Moving beyond these pivotal issues, a number of other significant issues with the new regulations must be either clarified or addressed.

§ Past interpretations of the SPCC Plan requirements clearly allowed the operator to consider costs in the planning process. In the new regulation, EPA states, “Thus, we do not believe it is appropriate to allow an owner or operator to consider costs or economic impacts in any determination as to whether he can satisfy the secondary containment requirement.” The consequence of this approach could be enormous for marginal wells. The costs of SPCC Plans are estimated to range from around $5,000 to $20,000 with most of this cost associated with secondary containment requirements. Clearly, these costs put the economic viability of marginal wells in jeopardy.

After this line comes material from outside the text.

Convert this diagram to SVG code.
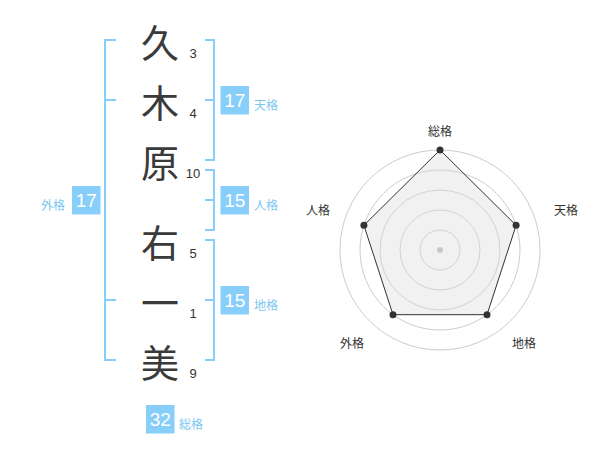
<svg xmlns="http://www.w3.org/2000/svg" width="600" height="470" viewBox="0 0 600 470">
<style>
.kanji{font-family:"Noto Sans CJK JP","Noto Sans CJK SC",sans-serif;font-size:38px;fill:#3a3a3a;text-anchor:middle;dominant-baseline:central}
.num{font-family:"Liberation Sans","Noto Sans",sans-serif;font-size:13px;fill:#333;text-anchor:middle}
.br{fill:none;stroke:#87cefa;stroke-width:2}
.box{fill:#87cefa}
.bn{font-family:"Liberation Sans","Noto Sans",sans-serif;font-size:19px;fill:#fff;text-anchor:middle;dominant-baseline:central}
.bl{font-family:"Noto Sans CJK JP",sans-serif;font-size:12px;fill:#7cc6f2;dominant-baseline:central}
.ring{fill:none;stroke:#cccccc;stroke-width:1}
.ax{font-family:"Noto Sans CJK JP",sans-serif;font-size:12px;fill:#333;text-anchor:middle;dominant-baseline:central}
.pt{fill:#333}
</style>
<g id="names">
<text class="kanji" x="160" y="40">久</text>
<text class="kanji" x="160" y="100">木</text>
<text class="kanji" x="160" y="160">原</text>
<text class="kanji" x="160" y="240">右</text>
<text class="kanji" x="160" y="300">一</text>
<text class="kanji" x="160" y="360">美</text>
</g>
<g id="strokes">
<text class="num" x="193" y="58">3</text>
<text class="num" x="193" y="118">4</text>
<text class="num" x="193" y="178">10</text>
<text class="num" x="193" y="258">5</text>
<text class="num" x="193" y="318">1</text>
<text class="num" x="193" y="378">9</text>
</g>
<g id="connectors">
<path class="br" d="M116,40 H105 V360 H116 M105,100 H116 M105,300 H116"/>
<path class="br" d="M205,40 H214 V160 H205 M205,100 H214"/>
<path class="br" d="M205,170 H214 V230 H205 M205,200 H214"/>
<path class="br" d="M205,240 H214 V360 H205 M205,300 H214"/>
</g>
<g id="gaikaku">
<rect class="box" x="72" y="186" width="28.5" height="28.5"/>
<text class="bn" x="86.3" y="200.5">17</text>
<text class="bl" x="41" y="204">外格</text>
</g>
<g id="tenkaku">
<rect class="box" x="220.5" y="86" width="28.5" height="28.5"/>
<text class="bn" x="234.8" y="100.5">17</text>
<text class="bl" x="254" y="104">天格</text>
</g>
<g id="jinkaku">
<rect class="box" x="220.5" y="186" width="28.5" height="28.5"/>
<text class="bn" x="234.8" y="200.5">15</text>
<text class="bl" x="254" y="204">人格</text>
</g>
<g id="chikaku">
<rect class="box" x="220.5" y="286" width="28.5" height="28.5"/>
<text class="bn" x="234.8" y="300.5">15</text>
<text class="bl" x="254" y="304">地格</text>
</g>
<g id="soukaku">
<rect class="box" x="146" y="405" width="28.5" height="28.5"/>
<text class="bn" x="160.3" y="419.5">32</text>
<text class="bl" x="179" y="423">総格</text>
</g>
<g id="radar">
<circle class="ring" cx="440" cy="250" r="20"/>
<circle class="ring" cx="440" cy="250" r="40"/>
<circle class="ring" cx="440" cy="250" r="60"/>
<circle class="ring" cx="440" cy="250" r="80"/>
<circle class="ring" cx="440" cy="250" r="100"/>
<polygon points="440,150 516.1,225.3 487,314.7 393,314.7 363.9,225.3" fill="#dddddd" fill-opacity="0.4" stroke="#333" stroke-width="1"/>
<circle cx="440" cy="250" r="3" fill="#c8c8c8"/>
<circle class="pt" cx="440" cy="150" r="3.5"/>
<circle class="pt" cx="516.1" cy="225.3" r="3.5"/>
<circle class="pt" cx="487" cy="314.7" r="3.5"/>
<circle class="pt" cx="393" cy="314.7" r="3.5"/>
<circle class="pt" cx="363.9" cy="225.3" r="3.5"/>
<text class="ax" x="440" y="130">総格</text>
<text class="ax" x="566" y="209">天格</text>
<text class="ax" x="524" y="342">地格</text>
<text class="ax" x="352" y="342">外格</text>
<text class="ax" x="318" y="209">人格</text>
</g>
</svg>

§ One of the principal issues affecting these costs is a requirement in the new regulations for secondary containment at loading operations. A similar issue exists regarding secondary containment related to flow lines.

§ EPA has concluded that produced water operations are not exempted as wastewater treatment. This decision would subject hundreds of thousands of produced water tanks and vessels to secondary containment requirements when they contain only incidental amounts of oil.

§ There is a significant issue regarding the availability of licensed professional engineers to certify new SPCC Plans.

EPA has extended the compliance deadlines in the regulations 18 months. IPAA supports this extension as an opportunity to revisit the key issues raised by the new regulation. It is important to emphasize that the environment is not at increased risk during this extension period. First, the SPCC Plan requirements in existence prior to the new regulations remain in place. Second, the responsibility to report and respond to spills is unaffected.

IPAA believes that there are three broad challenges that must be met. First, there is a compelling need to continue the process of developing an approach that is clearly understood by all domestic oil and natural gas producers – particularly marginal well producers. Second, the process must yield a Plan that can be certified by licensed professional engineers. Third, the Plan must be affordable so that both the environmental objective of SPCC regulation can be met and domestic production is not inappropriately impaired.

IPAA believes that EPA should develop an approach to formulating SPCC Plans to meet the environmental risks of domestic oil and natural gas E&P. Such an approach should be focused on addressing those circumstances that have presented past problems. Such an approach would assure that the limited funds available – particularly for marginal well producers – are spent on areas where past experience has demonstrated a compelling call for action. Conclusion

The CWA generates many regulations to improve water quality in the United States. But, it is essential that the CWA target issues where regulation is truly needed and that those regulations are cost effective. The applications of the stormwater construction permitting requirements and the new SPCC Plan regulations to domestic oil and natural gas E&P facilities do not meet this test. Moreover, they pose a significant risk to the development of new domestic oil and natural gas resources and the continued operation of existing production. In each case, EPA needs to reconsider its actions.

IPAA appreciates the opportunity to submit this testimony.